Eyes, ears, throat, check. Parents’ income, check. Pediatricians will soon be asking parents about their financial status because of the negative effects of poverty on a child’s health.
In recommendations to be released Wednesday, the American Academy of Pediatrics urges doctors to ask parents this question at each appointment: “Do you have difficulty making ends meet at the end of the month?”
The question should be asked in all areas of the country, since economic insecurity can affect families in cities, suburbs and rural areas. Parents who answer “yes” will be directed to community resources for housing, nutrition and job assistance.

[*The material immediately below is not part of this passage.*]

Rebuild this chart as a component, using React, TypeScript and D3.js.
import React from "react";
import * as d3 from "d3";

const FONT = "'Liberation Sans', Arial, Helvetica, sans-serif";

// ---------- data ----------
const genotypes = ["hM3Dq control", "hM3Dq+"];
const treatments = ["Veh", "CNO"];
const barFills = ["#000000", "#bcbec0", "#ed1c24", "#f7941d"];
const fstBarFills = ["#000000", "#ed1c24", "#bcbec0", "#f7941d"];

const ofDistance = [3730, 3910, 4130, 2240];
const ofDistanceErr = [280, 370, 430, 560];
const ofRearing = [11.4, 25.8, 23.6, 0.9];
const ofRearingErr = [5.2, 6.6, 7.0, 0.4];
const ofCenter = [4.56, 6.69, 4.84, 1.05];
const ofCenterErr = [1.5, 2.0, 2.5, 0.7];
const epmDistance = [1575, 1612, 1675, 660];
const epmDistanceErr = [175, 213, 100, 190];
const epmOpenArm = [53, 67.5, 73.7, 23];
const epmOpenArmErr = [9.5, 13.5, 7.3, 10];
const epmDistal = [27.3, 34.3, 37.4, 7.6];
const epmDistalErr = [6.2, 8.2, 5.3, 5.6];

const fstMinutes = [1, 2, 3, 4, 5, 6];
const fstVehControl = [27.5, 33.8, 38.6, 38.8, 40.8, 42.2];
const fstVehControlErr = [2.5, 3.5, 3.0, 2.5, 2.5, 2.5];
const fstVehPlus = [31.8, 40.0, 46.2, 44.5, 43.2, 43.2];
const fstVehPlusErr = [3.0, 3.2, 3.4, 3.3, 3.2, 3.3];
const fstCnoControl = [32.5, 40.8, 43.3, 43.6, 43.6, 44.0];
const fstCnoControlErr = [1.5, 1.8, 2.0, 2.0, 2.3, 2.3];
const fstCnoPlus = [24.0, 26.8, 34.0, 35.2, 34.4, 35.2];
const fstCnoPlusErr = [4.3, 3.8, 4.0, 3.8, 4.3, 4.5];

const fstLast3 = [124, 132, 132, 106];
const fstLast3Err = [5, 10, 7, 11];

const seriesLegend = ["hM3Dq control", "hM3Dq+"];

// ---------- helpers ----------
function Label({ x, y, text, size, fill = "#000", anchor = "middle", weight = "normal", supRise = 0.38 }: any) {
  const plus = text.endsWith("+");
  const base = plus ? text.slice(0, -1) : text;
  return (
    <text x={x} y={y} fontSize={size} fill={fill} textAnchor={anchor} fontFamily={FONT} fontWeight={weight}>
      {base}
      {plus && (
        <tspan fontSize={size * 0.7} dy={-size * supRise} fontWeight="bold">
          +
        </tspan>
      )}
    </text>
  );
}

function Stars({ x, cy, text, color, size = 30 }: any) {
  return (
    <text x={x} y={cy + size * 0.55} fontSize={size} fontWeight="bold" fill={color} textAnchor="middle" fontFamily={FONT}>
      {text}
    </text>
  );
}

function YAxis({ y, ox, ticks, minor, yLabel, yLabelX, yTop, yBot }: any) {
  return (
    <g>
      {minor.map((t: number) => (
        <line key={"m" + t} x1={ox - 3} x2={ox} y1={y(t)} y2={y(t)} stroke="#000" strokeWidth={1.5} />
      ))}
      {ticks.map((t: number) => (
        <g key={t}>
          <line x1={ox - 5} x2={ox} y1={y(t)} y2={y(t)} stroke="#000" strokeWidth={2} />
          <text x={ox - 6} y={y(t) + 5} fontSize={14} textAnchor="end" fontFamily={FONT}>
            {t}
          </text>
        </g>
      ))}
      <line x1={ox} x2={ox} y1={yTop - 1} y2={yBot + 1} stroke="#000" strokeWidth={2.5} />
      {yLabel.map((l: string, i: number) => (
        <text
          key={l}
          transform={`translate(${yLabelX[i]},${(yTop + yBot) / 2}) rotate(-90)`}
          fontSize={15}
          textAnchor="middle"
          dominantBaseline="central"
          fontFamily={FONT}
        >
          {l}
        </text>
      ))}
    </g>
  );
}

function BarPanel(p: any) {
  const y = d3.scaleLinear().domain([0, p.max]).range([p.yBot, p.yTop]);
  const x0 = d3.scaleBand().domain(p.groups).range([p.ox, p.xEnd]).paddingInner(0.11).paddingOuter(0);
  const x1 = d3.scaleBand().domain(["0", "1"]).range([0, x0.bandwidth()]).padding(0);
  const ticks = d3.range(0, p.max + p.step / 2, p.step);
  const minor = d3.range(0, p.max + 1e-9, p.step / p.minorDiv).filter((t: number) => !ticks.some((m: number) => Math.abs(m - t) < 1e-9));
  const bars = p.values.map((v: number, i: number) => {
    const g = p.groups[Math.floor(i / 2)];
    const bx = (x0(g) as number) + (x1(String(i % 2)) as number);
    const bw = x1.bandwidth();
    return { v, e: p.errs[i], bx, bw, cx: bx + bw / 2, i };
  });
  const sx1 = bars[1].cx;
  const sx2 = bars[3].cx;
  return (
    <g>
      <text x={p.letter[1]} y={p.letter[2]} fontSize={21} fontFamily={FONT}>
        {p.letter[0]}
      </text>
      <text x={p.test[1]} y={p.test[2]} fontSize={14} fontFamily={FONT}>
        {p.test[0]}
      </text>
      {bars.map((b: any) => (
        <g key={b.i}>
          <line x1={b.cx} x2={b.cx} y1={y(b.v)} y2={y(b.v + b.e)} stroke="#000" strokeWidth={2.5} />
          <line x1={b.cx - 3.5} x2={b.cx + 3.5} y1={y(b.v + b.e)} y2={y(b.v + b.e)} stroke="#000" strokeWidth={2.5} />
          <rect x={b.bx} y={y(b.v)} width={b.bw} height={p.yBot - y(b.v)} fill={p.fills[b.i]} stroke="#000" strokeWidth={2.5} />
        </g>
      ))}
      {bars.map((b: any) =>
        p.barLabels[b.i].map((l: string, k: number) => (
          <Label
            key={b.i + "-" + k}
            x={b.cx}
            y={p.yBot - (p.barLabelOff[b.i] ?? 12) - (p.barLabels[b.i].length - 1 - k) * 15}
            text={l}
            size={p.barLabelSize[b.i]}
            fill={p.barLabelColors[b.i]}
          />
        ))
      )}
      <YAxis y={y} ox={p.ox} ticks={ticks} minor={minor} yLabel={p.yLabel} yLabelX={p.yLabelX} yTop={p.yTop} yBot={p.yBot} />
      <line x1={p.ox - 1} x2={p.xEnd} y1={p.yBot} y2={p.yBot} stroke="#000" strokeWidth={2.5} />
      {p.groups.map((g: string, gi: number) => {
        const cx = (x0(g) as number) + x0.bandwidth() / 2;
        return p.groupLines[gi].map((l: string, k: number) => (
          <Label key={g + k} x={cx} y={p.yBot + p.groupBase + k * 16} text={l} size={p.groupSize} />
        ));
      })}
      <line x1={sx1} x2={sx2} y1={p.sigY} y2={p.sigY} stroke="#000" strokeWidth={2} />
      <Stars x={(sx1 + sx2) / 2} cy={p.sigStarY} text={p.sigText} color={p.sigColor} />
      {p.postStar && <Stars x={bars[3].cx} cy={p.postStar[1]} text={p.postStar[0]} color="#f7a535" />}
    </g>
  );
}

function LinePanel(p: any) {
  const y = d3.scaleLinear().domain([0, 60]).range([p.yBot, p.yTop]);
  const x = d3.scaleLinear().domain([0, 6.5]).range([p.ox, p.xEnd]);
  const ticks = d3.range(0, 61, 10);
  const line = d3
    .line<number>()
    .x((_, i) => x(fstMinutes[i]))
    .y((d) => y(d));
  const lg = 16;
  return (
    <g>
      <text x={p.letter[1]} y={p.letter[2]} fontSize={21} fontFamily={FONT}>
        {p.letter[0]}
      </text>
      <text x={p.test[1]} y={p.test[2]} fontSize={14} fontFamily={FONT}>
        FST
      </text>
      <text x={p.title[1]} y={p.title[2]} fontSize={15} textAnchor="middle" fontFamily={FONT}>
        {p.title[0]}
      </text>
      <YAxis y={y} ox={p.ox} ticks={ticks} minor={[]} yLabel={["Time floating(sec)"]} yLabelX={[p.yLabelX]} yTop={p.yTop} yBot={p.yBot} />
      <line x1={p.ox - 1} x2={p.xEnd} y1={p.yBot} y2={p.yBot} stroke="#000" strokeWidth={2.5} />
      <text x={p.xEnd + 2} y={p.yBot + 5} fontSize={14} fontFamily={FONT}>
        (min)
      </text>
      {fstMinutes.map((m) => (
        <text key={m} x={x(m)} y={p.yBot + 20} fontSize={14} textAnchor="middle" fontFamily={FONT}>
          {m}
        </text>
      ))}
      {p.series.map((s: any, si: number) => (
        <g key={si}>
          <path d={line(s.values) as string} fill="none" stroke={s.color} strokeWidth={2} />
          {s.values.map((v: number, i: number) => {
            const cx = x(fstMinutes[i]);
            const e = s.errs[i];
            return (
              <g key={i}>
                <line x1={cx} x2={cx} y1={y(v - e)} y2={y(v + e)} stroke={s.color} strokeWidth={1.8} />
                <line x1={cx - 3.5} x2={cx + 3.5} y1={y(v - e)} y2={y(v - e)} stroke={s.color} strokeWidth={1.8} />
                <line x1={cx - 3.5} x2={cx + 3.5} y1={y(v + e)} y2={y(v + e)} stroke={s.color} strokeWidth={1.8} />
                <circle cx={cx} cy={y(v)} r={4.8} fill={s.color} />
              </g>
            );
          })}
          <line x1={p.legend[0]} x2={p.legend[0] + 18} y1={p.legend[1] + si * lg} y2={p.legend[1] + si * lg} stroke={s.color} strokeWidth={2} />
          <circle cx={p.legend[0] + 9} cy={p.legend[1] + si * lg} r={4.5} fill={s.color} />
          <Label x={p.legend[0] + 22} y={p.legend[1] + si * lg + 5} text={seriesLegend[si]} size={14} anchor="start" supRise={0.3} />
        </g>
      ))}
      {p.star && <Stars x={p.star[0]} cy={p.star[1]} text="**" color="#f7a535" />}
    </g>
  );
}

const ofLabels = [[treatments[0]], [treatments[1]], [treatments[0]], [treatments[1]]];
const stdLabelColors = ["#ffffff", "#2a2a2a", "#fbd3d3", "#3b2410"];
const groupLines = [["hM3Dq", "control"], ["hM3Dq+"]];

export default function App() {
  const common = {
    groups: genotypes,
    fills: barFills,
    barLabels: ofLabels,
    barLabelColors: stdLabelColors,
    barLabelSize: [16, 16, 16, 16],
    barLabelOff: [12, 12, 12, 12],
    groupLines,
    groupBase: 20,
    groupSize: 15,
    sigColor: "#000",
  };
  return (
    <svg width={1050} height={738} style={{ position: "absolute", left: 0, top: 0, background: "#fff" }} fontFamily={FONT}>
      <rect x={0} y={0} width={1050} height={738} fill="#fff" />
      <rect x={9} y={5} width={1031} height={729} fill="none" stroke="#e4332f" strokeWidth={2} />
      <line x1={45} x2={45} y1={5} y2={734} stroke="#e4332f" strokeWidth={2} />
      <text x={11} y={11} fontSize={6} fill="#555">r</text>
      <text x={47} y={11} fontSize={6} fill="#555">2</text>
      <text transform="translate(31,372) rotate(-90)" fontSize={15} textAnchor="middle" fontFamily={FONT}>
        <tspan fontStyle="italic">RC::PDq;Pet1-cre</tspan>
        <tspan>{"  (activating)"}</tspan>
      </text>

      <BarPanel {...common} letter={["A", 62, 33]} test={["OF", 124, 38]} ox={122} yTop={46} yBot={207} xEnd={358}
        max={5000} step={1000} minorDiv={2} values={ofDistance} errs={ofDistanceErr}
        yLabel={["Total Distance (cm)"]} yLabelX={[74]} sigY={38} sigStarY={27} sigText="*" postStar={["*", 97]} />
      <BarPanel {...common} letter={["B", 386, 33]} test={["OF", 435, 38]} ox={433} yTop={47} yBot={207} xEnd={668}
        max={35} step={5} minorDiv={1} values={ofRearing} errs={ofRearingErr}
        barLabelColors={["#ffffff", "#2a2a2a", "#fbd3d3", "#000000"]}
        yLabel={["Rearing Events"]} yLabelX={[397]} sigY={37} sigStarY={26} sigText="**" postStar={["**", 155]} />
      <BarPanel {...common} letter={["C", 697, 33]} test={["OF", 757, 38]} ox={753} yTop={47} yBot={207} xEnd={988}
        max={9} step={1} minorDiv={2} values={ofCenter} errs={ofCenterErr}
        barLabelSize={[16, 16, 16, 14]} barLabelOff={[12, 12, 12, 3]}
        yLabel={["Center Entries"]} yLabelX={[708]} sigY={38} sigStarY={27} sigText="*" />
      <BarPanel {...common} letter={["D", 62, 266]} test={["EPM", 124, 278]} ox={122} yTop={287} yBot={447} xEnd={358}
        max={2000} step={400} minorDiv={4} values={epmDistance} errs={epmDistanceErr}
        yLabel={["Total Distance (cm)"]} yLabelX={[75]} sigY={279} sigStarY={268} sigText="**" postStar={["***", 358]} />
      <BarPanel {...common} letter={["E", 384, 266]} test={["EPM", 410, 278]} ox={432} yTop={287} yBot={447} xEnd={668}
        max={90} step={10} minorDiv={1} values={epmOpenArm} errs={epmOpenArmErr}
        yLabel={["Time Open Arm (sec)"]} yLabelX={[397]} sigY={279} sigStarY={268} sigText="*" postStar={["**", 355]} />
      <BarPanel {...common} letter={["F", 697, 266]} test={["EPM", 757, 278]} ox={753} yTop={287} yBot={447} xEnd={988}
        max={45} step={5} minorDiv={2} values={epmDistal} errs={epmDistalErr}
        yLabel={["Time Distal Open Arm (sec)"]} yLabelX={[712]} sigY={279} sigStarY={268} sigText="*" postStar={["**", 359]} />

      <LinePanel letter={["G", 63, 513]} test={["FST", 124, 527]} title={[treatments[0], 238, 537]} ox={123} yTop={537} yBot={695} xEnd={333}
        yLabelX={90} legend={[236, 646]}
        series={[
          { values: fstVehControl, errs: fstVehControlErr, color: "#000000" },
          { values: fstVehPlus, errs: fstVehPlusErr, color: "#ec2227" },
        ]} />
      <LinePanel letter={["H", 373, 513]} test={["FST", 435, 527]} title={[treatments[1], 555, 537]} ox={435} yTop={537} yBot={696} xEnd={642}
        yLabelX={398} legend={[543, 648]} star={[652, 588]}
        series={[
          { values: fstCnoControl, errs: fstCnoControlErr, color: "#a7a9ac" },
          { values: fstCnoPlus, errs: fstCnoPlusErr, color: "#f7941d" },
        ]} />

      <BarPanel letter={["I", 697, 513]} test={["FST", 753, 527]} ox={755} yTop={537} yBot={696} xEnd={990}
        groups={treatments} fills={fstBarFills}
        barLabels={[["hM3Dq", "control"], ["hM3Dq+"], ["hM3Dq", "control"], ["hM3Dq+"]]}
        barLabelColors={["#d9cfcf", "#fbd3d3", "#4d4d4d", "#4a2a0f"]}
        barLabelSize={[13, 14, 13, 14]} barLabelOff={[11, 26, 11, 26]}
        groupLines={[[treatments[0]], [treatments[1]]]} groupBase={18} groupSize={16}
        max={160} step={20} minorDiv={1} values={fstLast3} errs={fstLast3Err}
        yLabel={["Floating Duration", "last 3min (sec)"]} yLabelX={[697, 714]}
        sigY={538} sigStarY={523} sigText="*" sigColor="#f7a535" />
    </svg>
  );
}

Poverty can impair children’s development and shorten their life spans. A study from Washington University used brain scans to show that local children living in poverty had smaller areas of white and gray brain matter. Poverty is also linked to teen pregnancy, drug and alcohol abuse, and lead poisoning.
“We need to do something about poverty in childhood because it affects kids’ health,” said Dr. Katie Plax, professor of pediatrics and medical director of SPOT (Supporting Positive Opportunities with Teens) health care. “We really want families and kids to get help.”
In addition to help from local charities, the pediatricians’ group is in favor of policies that support school lunch programs, Medicaid, food stamps and other government assistance for families.
Spending upfront to help children living in poverty will save the state in future health care costs and allow children to become productive citizens, said Dr. Kenneth Haller, president of the Missouri chapter of the American Academy of Pediatrics and associate professor of pediatrics at St. Louis University.
Haller said children living in poverty have stress-related health problems which can turn the body’s immune system against itself.
Stress hormones can cause inflammation in the body’s circulatory system, leading to heart and breathing problems. The hormones can accelerate fat storage and suppress the immune system. The constant stress can permanently change a child’s genes, potentially shortening their lives. The damage is not only physical but mental, causing problems with attention and learning.
Pediatricians already talk to parents about safety concerns such as bike helmets, car seats and guns in the home. Questions about financial security are also of critical importance to a child’s well-being, doctors said.
“Our job as pediatricians is to address the health and welfare of a child, not just whether they have a bad cold or ear infection,” Haller said. “If we can do some screening to help people early in life to meet some minimum goals in terms of nutrition and housing security, it’s not going to be good just for the kid and family but the entire society.”